**Given request**.
What is to be printed is the span of lines starting at the one containing "Write a Python" and ending at the one containing "s.set_visible(False)", reproduced exactly with pictures left out.

(Entries with chart source code)
***

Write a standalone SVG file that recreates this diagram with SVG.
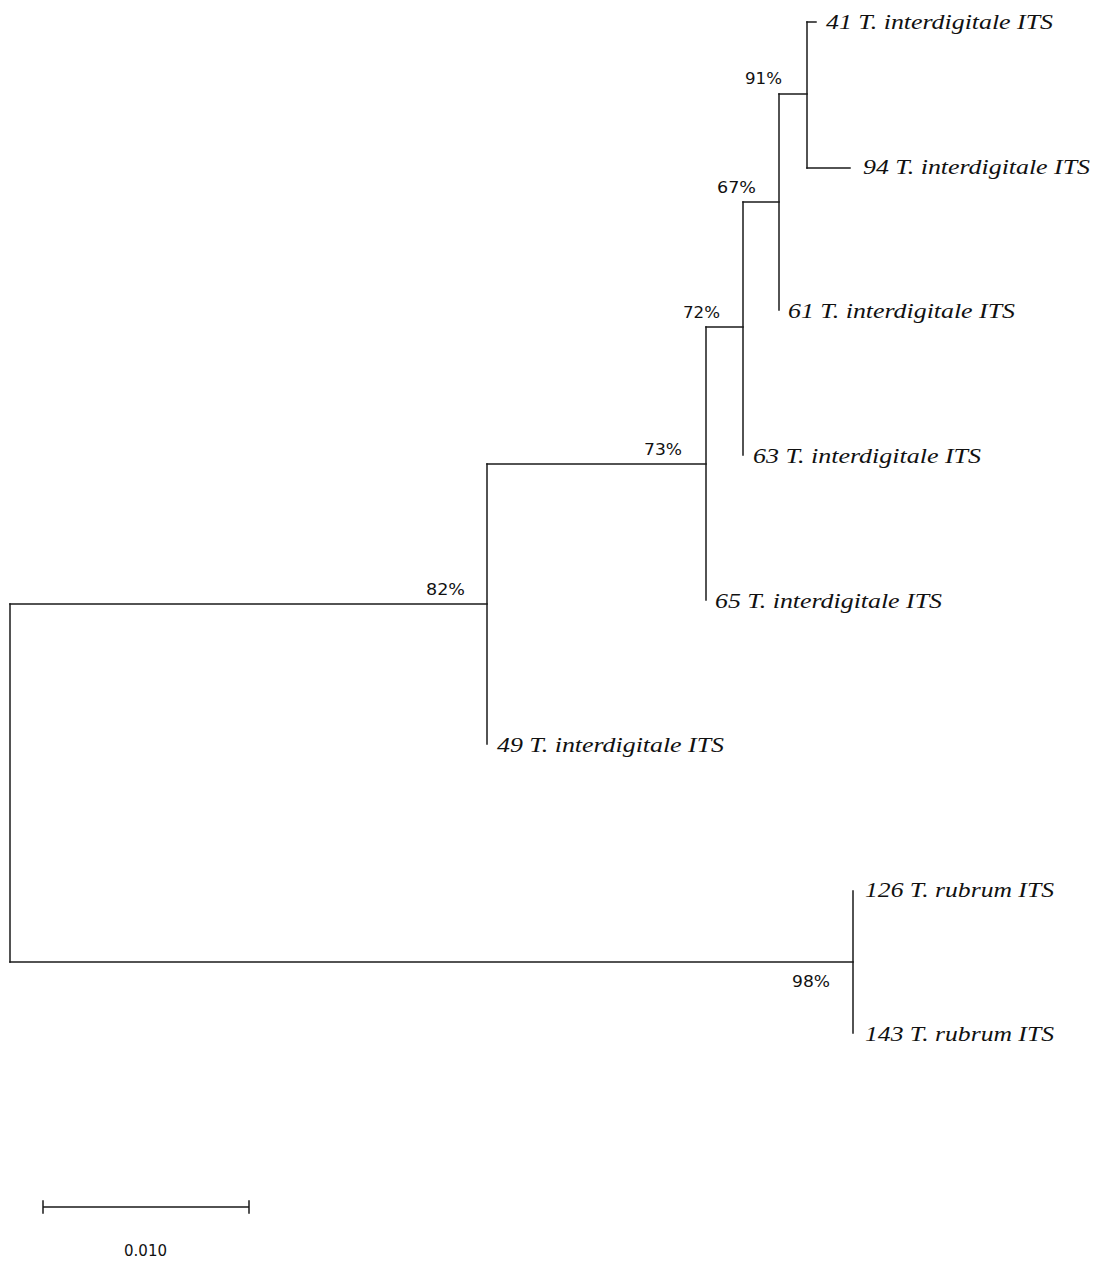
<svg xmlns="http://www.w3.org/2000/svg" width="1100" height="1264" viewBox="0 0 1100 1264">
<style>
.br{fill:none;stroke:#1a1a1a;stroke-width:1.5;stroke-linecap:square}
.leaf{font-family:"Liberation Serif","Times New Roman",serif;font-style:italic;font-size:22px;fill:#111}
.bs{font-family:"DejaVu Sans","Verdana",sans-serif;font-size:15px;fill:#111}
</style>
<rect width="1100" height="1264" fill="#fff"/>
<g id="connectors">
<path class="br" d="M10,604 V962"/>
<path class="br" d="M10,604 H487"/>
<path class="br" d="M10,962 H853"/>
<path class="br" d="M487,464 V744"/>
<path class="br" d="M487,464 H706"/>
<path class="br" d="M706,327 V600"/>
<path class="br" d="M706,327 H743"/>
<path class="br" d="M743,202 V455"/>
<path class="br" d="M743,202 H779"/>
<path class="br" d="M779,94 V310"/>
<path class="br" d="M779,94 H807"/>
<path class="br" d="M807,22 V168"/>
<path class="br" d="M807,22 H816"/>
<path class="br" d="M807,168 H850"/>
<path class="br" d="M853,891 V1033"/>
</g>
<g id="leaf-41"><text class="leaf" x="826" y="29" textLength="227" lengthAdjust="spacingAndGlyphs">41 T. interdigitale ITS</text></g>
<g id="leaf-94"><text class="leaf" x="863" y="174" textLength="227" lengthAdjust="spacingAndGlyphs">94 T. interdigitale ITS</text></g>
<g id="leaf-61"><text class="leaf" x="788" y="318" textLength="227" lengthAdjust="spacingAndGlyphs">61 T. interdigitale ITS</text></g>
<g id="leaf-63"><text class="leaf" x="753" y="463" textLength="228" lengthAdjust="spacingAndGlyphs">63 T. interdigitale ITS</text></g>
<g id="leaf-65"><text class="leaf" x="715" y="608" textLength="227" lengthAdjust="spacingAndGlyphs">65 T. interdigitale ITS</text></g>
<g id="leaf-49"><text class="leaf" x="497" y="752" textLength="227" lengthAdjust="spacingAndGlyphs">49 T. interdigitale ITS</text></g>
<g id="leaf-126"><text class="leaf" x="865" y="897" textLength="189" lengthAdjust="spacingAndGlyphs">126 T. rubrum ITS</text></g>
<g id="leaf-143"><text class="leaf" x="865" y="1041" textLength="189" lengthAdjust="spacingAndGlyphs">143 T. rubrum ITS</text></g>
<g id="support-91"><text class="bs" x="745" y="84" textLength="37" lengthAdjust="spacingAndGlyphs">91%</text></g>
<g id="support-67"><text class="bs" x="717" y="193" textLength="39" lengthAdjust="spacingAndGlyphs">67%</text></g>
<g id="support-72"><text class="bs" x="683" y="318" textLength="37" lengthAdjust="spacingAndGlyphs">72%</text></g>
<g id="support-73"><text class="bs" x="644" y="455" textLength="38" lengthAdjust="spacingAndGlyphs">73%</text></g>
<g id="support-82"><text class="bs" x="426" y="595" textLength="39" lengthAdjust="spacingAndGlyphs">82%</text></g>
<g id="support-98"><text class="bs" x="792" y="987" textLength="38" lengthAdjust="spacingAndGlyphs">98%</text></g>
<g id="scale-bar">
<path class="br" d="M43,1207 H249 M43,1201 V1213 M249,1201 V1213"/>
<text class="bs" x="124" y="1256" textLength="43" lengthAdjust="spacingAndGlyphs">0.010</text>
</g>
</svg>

***

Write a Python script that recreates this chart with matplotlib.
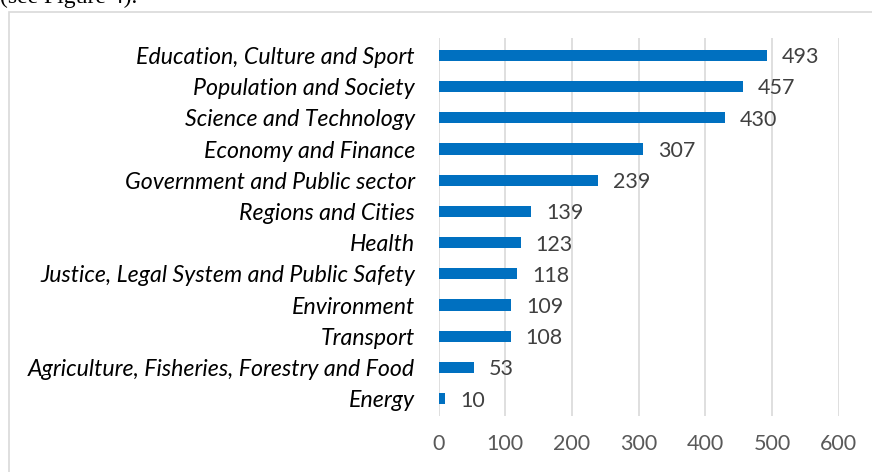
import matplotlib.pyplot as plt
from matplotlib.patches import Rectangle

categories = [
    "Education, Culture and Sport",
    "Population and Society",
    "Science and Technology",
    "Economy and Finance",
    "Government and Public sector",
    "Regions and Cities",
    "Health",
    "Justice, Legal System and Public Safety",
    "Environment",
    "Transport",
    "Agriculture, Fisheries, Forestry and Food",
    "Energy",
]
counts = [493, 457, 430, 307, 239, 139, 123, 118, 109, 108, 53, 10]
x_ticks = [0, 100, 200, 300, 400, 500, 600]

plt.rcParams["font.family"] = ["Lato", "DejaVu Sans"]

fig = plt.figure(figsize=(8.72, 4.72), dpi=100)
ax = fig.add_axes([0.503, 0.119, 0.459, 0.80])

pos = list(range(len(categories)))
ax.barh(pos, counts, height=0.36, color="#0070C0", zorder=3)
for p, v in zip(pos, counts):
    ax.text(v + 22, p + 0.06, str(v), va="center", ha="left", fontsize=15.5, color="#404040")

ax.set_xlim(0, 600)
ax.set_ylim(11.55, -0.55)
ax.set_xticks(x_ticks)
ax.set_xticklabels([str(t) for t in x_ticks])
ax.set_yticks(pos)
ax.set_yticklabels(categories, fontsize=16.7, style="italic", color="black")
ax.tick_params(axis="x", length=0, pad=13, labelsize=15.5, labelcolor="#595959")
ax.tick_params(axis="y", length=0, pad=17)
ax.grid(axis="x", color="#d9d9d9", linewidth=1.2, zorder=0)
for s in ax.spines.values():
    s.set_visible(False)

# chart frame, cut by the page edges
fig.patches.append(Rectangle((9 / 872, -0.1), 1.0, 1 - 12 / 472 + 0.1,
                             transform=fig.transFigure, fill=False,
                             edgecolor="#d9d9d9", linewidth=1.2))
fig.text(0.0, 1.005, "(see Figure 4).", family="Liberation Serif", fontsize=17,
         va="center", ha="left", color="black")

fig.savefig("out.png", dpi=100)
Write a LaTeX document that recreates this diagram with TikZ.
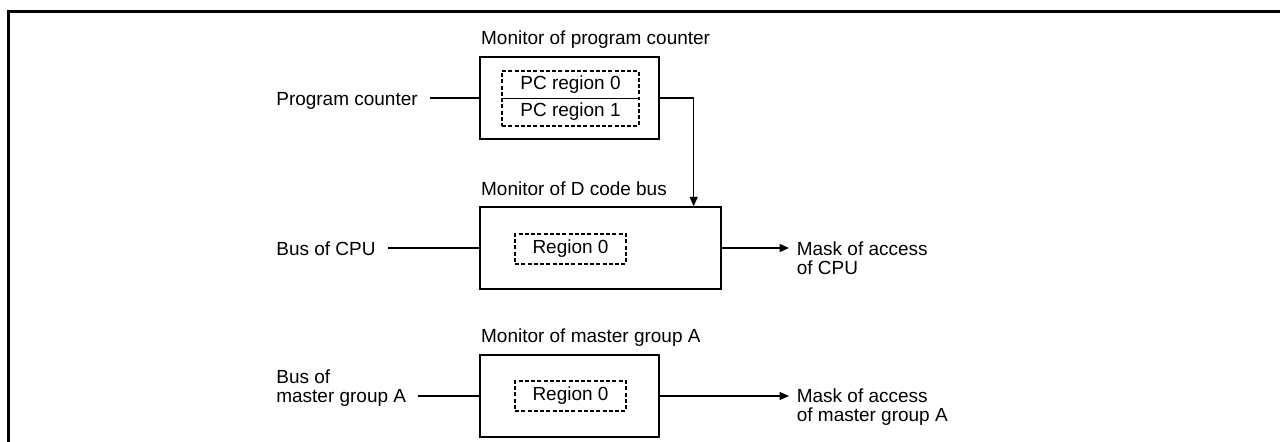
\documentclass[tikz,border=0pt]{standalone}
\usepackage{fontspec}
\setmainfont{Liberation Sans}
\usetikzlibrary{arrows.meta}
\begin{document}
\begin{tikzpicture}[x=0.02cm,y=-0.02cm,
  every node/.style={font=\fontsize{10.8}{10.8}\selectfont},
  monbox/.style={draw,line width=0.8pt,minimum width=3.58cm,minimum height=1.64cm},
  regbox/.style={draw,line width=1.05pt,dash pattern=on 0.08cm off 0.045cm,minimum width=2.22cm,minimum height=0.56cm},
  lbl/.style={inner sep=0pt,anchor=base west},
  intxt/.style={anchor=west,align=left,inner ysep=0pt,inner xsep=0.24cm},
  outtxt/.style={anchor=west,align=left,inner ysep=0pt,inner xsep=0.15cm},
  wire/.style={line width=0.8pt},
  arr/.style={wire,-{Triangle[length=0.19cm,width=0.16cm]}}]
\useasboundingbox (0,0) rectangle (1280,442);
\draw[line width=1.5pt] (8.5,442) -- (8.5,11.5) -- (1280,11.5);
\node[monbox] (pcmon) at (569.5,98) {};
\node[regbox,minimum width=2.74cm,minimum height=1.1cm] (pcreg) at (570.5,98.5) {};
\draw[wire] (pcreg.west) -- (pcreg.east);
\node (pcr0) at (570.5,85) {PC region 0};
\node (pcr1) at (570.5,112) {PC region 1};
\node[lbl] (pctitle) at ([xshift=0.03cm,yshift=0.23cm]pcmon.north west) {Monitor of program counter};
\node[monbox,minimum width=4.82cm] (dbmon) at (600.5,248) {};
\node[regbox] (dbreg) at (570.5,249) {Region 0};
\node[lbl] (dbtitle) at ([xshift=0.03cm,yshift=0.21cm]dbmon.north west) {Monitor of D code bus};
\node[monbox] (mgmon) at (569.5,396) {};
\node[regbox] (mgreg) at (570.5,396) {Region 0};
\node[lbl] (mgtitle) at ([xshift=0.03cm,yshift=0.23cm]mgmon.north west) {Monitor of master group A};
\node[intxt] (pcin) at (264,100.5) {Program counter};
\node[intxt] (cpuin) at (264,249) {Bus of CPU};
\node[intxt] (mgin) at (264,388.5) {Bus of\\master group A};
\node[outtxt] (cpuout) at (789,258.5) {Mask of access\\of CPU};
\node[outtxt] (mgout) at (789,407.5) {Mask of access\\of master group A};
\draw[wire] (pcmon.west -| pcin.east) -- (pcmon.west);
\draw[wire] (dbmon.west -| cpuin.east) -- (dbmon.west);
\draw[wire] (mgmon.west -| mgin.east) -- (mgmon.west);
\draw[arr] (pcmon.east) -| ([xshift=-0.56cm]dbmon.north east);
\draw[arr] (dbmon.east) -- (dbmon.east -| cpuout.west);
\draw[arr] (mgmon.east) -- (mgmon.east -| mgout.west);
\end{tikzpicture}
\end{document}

***

**Task output**.
Write a Python script that recreates this chart with matplotlib.
import matplotlib.pyplot as plt
from matplotlib.patches import Rectangle

categories = [
    "Education, Culture and Sport",
    "Population and Society",
    "Science and Technology",
    "Economy and Finance",
    "Government and Public sector",
    "Regions and Cities",
    "Health",
    "Justice, Legal System and Public Safety",
    "Environment",
    "Transport",
    "Agriculture, Fisheries, Forestry and Food",
    "Energy",
]
counts = [493, 457, 430, 307, 239, 139, 123, 118, 109, 108, 53, 10]
x_ticks = [0, 100, 200, 300, 400, 500, 600]

plt.rcParams["font.family"] = ["Lato", "DejaVu Sans"]

fig = plt.figure(figsize=(8.72, 4.72), dpi=100)
ax = fig.add_axes([0.503, 0.119, 0.459, 0.80])

pos = list(range(len(categories)))
ax.barh(pos, counts, height=0.36, color="#0070C0", zorder=3)
for p, v in zip(pos, counts):
    ax.text(v + 22, p + 0.06, str(v), va="center", ha="left", fontsize=15.5, color="#404040")

ax.set_xlim(0, 600)
ax.set_ylim(11.55, -0.55)
ax.set_xticks(x_ticks)
ax.set_xticklabels([str(t) for t in x_ticks])
ax.set_yticks(pos)
ax.set_yticklabels(categories, fontsize=16.7, style="italic", color="black")
ax.tick_params(axis="x", length=0, pad=13, labelsize=15.5, labelcolor="#595959")
ax.tick_params(axis="y", length=0, pad=17)
ax.grid(axis="x", color="#d9d9d9", linewidth=1.2, zorder=0)
for s in ax.spines.values():
    s.set_visible(False)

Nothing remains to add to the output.